People who are born with a high tolerance to drugs are suspected to have a higher risk of addiction than those who have normal tolerance. Dr. Ulrike Herberlein from the University of California, San Francisco, studies addiction using fruit flies. She discovered what she calls a “cheap date” gene, which makes some flies more susceptible to the effects of alcohol than others. One fruit-fly gene controls the stimulation of a chemical messenger called cyclic AMP (or cAMP, pronounced “see-amp”). This gene was knocked out of fruit flies to test the effect of a lack of cAMP. The result was that the flies got intoxicated faster than the other flies.1
Although fruit flies aren’t people and no “cheap date” gene has been discovered in humans (yet), all mammals use cAMP messengers. Dr. Ivan Diamond, vice-chair of neurology at the University of California, San Francisco, demonstrated that brain cells exposed to alcohol in a lab dish developed higher levels of cAMP, and that prolonged exposure changed the way cAMP worked within the cells.2
Sociological research has supplemented genetic studies in showing that people who had a high tolerance to alcohol were more likely to become addicted to it. University of California, San Diego, researchers conducted an experiment involving 400 men in their 20′s, all of whom had alcoholic fathers. They were given the equivalent of three to five drinks and tested to see how tolerant they were. Ten years later they were interviewed and 60% of the men with high tolerance had become alcoholics themselves.3
Another genetic variation being studied involves an opioid receptor gene which binds with opiates and alcohol. A gene mutation causes an enhanced ability to bind and thereby increases the resulting euphoria. Male rhesus monkeys with the variant gene doubled their alcohol intake and drank on 30% of testing days, while monkeys without the variation drank on only 8% of testing days. Alcohol-dependent subjects with the mutation also had better therapeutic response to drugs that block opioid receptors.4 Human heavy drinkers with this genetic variation experience greater cravings for alcohol than those with the more common form and thus find it harder to resist the urge to drink.5
Another potential genetic target also involves the opioid system. Those with naturally low levels of beta-endorphins, a type of opioid, are especially susceptible to addiction. The University of Granada in Spain studied 200 families with at least one chronic alcoholic parent in each family. Children with two alcohol-abusing parents had the lowest levels of beta-endorphins, while those with one abusing parent had higher levels, but still less than a control group with no alcohol-abusing parents. Researches suggest that low levels of beta-endorphin may be a biological marker that can be used to identify those at risk of addiction.6
A different potential genetic contributor to addiction involves a monoamine oxidase A (MAOA) gene involved in metabolizing stress-related neurotransmitters. Girls with a low-activity variant of the gene who suffered childhood sexual abuse were more likely to become addicts later in life than those with the high-activity variant. Similarly, boys with the low-activity type were more likely to develop behavioral problems than their high-activity peers.7
There are also genetic variations relating to how drugs are metabolized that impact the risk of addiction. For example, a large minority of Asians (as many as 40%) carry genes which quicken alcohol’s metabolism by as much as 200 times faster than people without this gene variant. Accelerated alcohol break-down overwhelms the body’s ability to cope with toxic byproducts, resulting in feeling uncomfortable even after ingestion of small amounts of alcohol. The same gene has been found in Afro-Trinidadians and a large percentage of Jews. Those with this genetic variant have very low risk of alcoholism.8
1. A Serious Buzz; San Francisco Magazine, Oct. 2000.
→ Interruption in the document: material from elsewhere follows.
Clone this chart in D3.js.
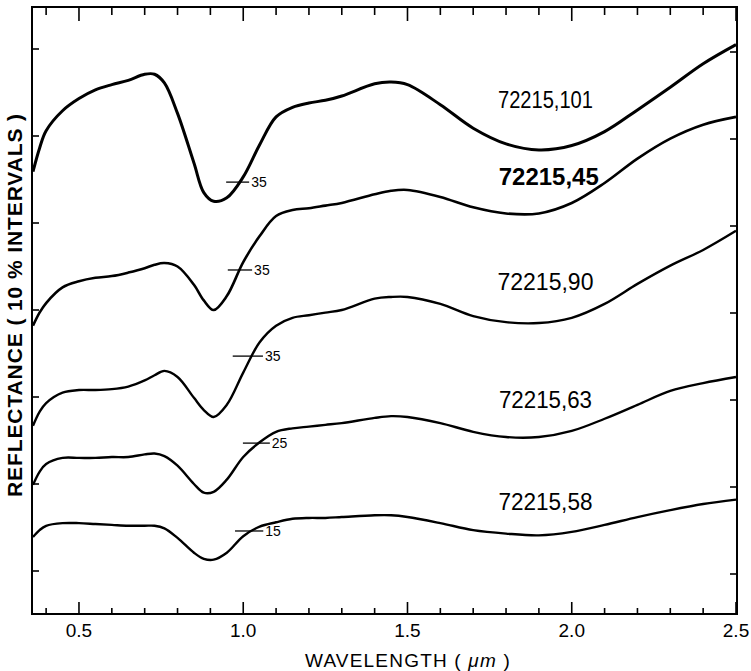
<!DOCTYPE html>
<html>
<head>
<meta charset="utf-8">
<script src="https://cdn.jsdelivr.net/npm/d3@7"></script>
<style>
    html, body { margin: 0; padding: 0; background: #fff; }
    svg { display: block; }
    text { font-family: "Liberation Sans", Arial, sans-serif; fill: #000; }
</style>
</head>
<body>
<svg id="chart" width="751" height="671"></svg>
<script>
'use strict';

// wavelength grid (micrometres), shared by all five spectra
var wavelengths = [0.36, 0.38, 0.40, 0.45, 0.50, 0.55, 0.60, 0.65, 0.70, 0.73, 0.76, 0.80,
    0.85, 0.88, 0.91, 0.95, 1.00, 1.05, 1.10, 1.15, 1.20, 1.25, 1.30, 1.40, 1.45, 1.50,
    1.60, 1.70, 1.80, 1.90, 2.00, 2.10, 2.20, 2.30, 2.40, 2.50];

// reflectance, in % units of the (offset) vertical scale
var r101 = [45.9, 48.6, 50.6, 52.9, 54.3, 55.3, 55.9, 56.4, 57.1, 57.1, 56.1, 52.6,
    46.9, 43.5, 42.5, 42.9, 45.3, 49.0, 52.2, 53.3, 53.8, 54.1, 54.6, 56.0, 56.2, 55.9,
    53.6, 50.9, 49.1, 48.4, 48.9, 50.5, 53.0, 55.6, 58.3, 60.5];
var r45 = [28.2, 29.7, 30.8, 32.6, 33.3, 33.7, 33.9, 34.3, 34.8, 35.2, 35.4, 35.0,
    32.9, 31.1, 30.0, 31.6, 35.5, 38.5, 40.8, 41.5, 41.7, 42.0, 42.3, 43.3, 43.7, 43.8,
    43.0, 41.8, 41.1, 41.1, 42.3, 44.6, 47.4, 49.7, 51.3, 52.2];
var r90 = [16.7, 18.3, 19.3, 20.5, 20.8, 20.8, 20.9, 21.2, 21.9, 22.5, 23.0, 22.3,
    19.9, 18.5, 17.7, 19.1, 22.8, 26.3, 28.2, 29.1, 29.4, 29.7, 30.0, 31.3, 31.5, 31.5,
    30.7, 29.3, 28.6, 28.5, 29.1, 30.7, 33.0, 35.1, 36.9, 39.1];
var r63 = [9.9, 11.4, 12.3, 13.0, 13.0, 13.0, 13.1, 13.1, 13.4, 13.5, 13.2, 12.1,
    10.0, 9.0, 9.1, 10.5, 13.1, 14.8, 16.0, 16.4, 16.6, 16.8, 17.0, 17.6, 17.8, 17.7,
    17.0, 16.0, 15.4, 15.4, 16.1, 17.5, 19.1, 20.7, 21.6, 22.3];
var r58 = [3.9, 4.7, 5.2, 5.5, 5.5, 5.4, 5.3, 5.2, 5.2, 5.2, 4.9, 3.8,
    2.1, 1.4, 1.3, 2.1, 4.0, 5.1, 5.6, 6.0, 6.1, 6.1, 6.2, 6.4, 6.4, 6.2,
    5.5, 4.7, 4.3, 4.1, 4.5, 5.3, 6.2, 7.0, 7.7, 8.2];

var sampleNames = ['72215,101', '72215,45', '72215,90', '72215,63', '72215,58'];
var sampleValues = [r101, r45, r90, r63, r58];
var lineWidths = [3, 2.6, 2.4, 2.4, 2.4];

// label positions: centre wavelength and level, printed width
var labelWl = [1.92, 1.93, 1.92, 1.92, 1.92];
var labelLevel = [54.1, 45.3, 33.2, 19.7, 7.9];
var labelWidth = [95, 100, 96, 93, 94];

// absolute reflectance markers on each spectrum
var markerWl = [0.983, 0.990, 1.014, 1.040, 1.018];
var markerLevel = [44.7, 34.6, 24.7, 14.7, 4.6];
var markerHalf = [0.035, 0.037, 0.046, 0.041, 0.043];
var markerText = ['35', '35', '35', '25', '15'];

var xMajor = [0.5, 1.0, 1.5, 2.0, 2.5];
var xMajorLabels = ['0.5', '1.0', '1.5', '2.0', '2.5'];
var xMinor = [0.4, 0.6, 0.7, 0.8, 0.9, 1.1, 1.2, 1.3, 1.4, 1.6, 1.7, 1.8, 1.9, 2.1, 2.2, 2.3, 2.4];
var yTicks = [0, 10, 20, 30, 40, 50, 60];

(function(){
    var svg = d3.select('#chart'),
        frameL = 32, frameR = 737, frameT = 7, frameB = 614;

    var x = d3.scaleLinear().domain([0.357, 2.5]).range([frameL, 736]);
    var y = d3.scaleLinear().domain([0, 60]).range([571, 49]);

    // frame
    svg.append('rect')
        .attr('x', frameL).attr('y', frameT)
        .attr('width', frameR - frameL).attr('height', frameB - frameT)
        .attr('fill', 'none').attr('stroke', '#000').attr('stroke-width', 2);

    function drawTicks( values, len, atTop ){
        svg.append('g').selectAll('line')
            .data(values).enter().append('line')
            .attr('x1', function( d ){ return x(d); })
            .attr('x2', function( d ){ return x(d); })
            .attr('y1', atTop ? frameT : frameB)
            .attr('y2', atTop ? frameT + len : frameB - len)
            .attr('stroke', '#000').attr('stroke-width', 1.6);
    }

    drawTicks(xMajor, 12, false);
    drawTicks(xMinor, 6, false);
    drawTicks(xMajor, 14, true);
    drawTicks(xMinor, 8, true);

    svg.append('g').selectAll('line')
        .data(yTicks).enter().append('line')
        .attr('x1', frameL).attr('x2', frameL + 7)
        .attr('y1', function( d ){ return y(d); })
        .attr('y2', function( d ){ return y(d); })
        .attr('stroke', '#000').attr('stroke-width', 1.6);

    svg.append('g').selectAll('line')
        .data(yTicks).enter().append('line')
        .attr('x1', frameR - 7).attr('x2', frameR)
        .attr('y1', function( d ){ return y(d) + 3; })
        .attr('y2', function( d ){ return y(d) + 3; })
        .attr('stroke', '#000').attr('stroke-width', 1.6);

    svg.append('g').selectAll('text')
        .data(xMajor).enter().append('text')
        .attr('x', function( d ){ return x(d); })
        .attr('y', 637)
        .attr('text-anchor', 'middle')
        .attr('font-size', 19)
        .text(function( d, i ){ return xMajorLabels[i]; });

    var xTitle = svg.append('text')
        .attr('x', 408).attr('y', 667)
        .attr('text-anchor', 'middle')
        .attr('font-size', 19)
        .attr('letter-spacing', 1.2);
    xTitle.append('tspan').text('WAVELENGTH ( ');
    xTitle.append('tspan').attr('font-style', 'italic').text('μm');
    xTitle.append('tspan').text(' )');

    svg.append('text')
        .attr('transform', 'translate(22,305) rotate(-90)')
        .attr('text-anchor', 'middle')
        .attr('font-size', 21)
        .attr('font-weight', 'bold')
        .attr('letter-spacing', 0.9)
        .text('REFLECTANCE ( 10 % INTERVALS )');

    // spectra
    var line = d3.line()
        .x(function( d ){ return x(d[0]); })
        .y(function( d ){ return y(d[1]); })
        .curve(d3.curveCatmullRom.alpha(0.5));

    sampleValues.forEach(function( vals, i ){
        var pts = wavelengths.map(function( w, j ){ return [w, vals[j]]; });
        svg.append('path')
            .attr('d', line(pts))
            .attr('fill', 'none')
            .attr('stroke', '#000')
            .attr('stroke-width', lineWidths[i])
            .attr('stroke-linejoin', 'round');

        svg.append('text')
            .attr('x', x(labelWl[i]))
            .attr('y', y(labelLevel[i]) + 8)
            .attr('text-anchor', 'middle')
            .attr('font-size', 23)
            .attr('font-weight', i === 1 ? 'bold' : 'normal')
            .attr('textLength', labelWidth[i])
            .attr('lengthAdjust', 'spacingAndGlyphs')
            .text(sampleNames[i]);

        svg.append('line')
            .attr('x1', x(markerWl[i] - markerHalf[i]))
            .attr('x2', x(markerWl[i] + markerHalf[i]))
            .attr('y1', y(markerLevel[i]))
            .attr('y2', y(markerLevel[i]))
            .attr('stroke', '#000').attr('stroke-width', 1.3);

        svg.append('text')
            .attr('x', x(markerWl[i] + markerHalf[i]) + 2)
            .attr('y', y(markerLevel[i]) + 5)
            .attr('font-size', 14)
            .text(markerText[i]);
    });
})();
</script>
</body>
</html>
2. A Serious Buzz; San Francisco Magazine, Oct. 2000.
3. A Serious Buzz; San Francisco Magazine, Oct. 2000; Study Advances Evidence For Receptor’s Role In Alcohol Pleasure And Problems, medicalnewstoday.com, March 10, 2007.
5. G Allele Of The Mu-Opioid Receptor Gene Linked To Craving, medicalnewstoday.com, January 7, 2007.
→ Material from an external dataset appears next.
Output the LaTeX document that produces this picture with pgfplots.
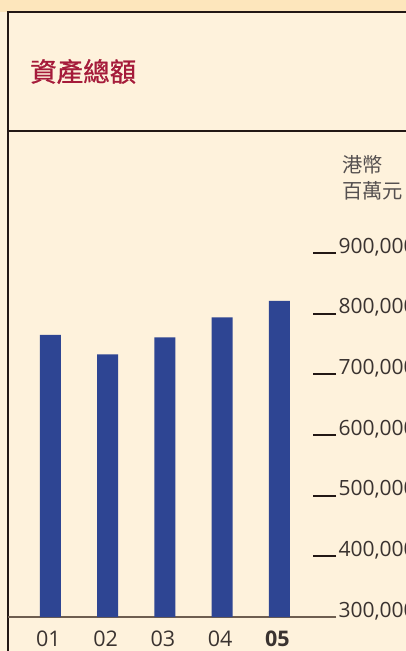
\documentclass[border=0pt]{standalone}
\usepackage{pgfplots}
\pgfplotsset{compat=1.18}
\usepackage{fontspec}
\setmainfont{Open Sans}
\newfontfamily\cjk{Noto Sans CJK TC}
\newfontfamily\cjkb[FakeBold=0.9]{Noto Sans CJK TC}
\definecolor{bgin}{HTML}{FEF2DC}
\definecolor{bgtop}{HTML}{FDE6BC}
\definecolor{frame}{HTML}{231815}
\definecolor{barblue}{HTML}{2E4593}
\definecolor{titlered}{HTML}{A51B3A}
\definecolor{axisgray}{HTML}{6E5E50}
\definecolor{txt}{HTML}{3A3330}
\definecolor{unitgray}{HTML}{555050}
\begin{document}
\begin{tikzpicture}[x=1pt,y=1pt]
\clip (0,0) rectangle (406,651);
\fill[bgin] (0,0) rectangle (406,651);
\fill[bgtop] (0,639) rectangle (406,651);
\draw[frame,line width=1.4pt] (8,0) -- (8,639) -- (406,639);
\draw[frame,line width=1.8pt] (8,520) -- (406,520);
\node[anchor=west,inner sep=0,text=titlered,font=\cjkb\fontsize{26.5}{30}\selectfont] at (30,579.5) {資產總額};
\node[anchor=north west,inner sep=0,text=unitgray,align=left,font=\cjk\fontsize{20.3}{26.5}\selectfont] at (342,496) {港幣\\百萬元};
\begin{axis}[
  at={(8pt,34pt)}, anchor=south west,
  scale only axis, width=328pt, height=364pt,
  xmin=-0.742, xmax=4.987, ymin=300000, ymax=900000,
  axis x line=bottom, axis y line=right,
  x axis line style={draw=axisgray,line width=1.3pt,-},
  y axis line style={draw=none},
  xtick={0,1,2,3,4},
  xticklabels={01,02,03,04,\textbf{05}},
  major x tick style={draw=none},
  xticklabel style={anchor=base,yshift=-29pt,xshift=-2pt,text=txt,font=\fontsize{21.5}{24}\selectfont},
  ytick={300000,400000,500000,600000,700000,800000,900000},
  yticklabels={{300,000},{400,000},{500,000},{600,000},{700,000},{800,000},{900,000}},
  tick align=inside, major tick length=23pt,
  major y tick style={draw=frame,line width=1.8pt},
  yticklabel style={anchor=base west,xshift=-1pt,text=txt,font=\fontsize{21}{24}\selectfont},
  clip=false,
]
\addplot[ybar,bar width=21pt,fill=barblue,draw=none] coordinates {(0,765000) (1,733000) (2,761000) (3,794000) (4,821000)};
\end{axis}
\end{tikzpicture}
\end{document}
6. Alcohol Abuse Is Hereditary; medicalnewstoday.com, Jul. 5, 2007.
7. Gene Variation Increases Risk for Alcoholism Following Childhood Abuse; medicalnewstoday.com, Jul. 1, 2007.
8. Genetics and Alcohol Consumption; medicalnewstoday.com, May 19, 2007; A Form of the Alcohol Dehydrogenase Gene May Protect Afro-Trinidadians From Developing Alcoholism, medicalnewstoday.com, Jan. 30, 2007.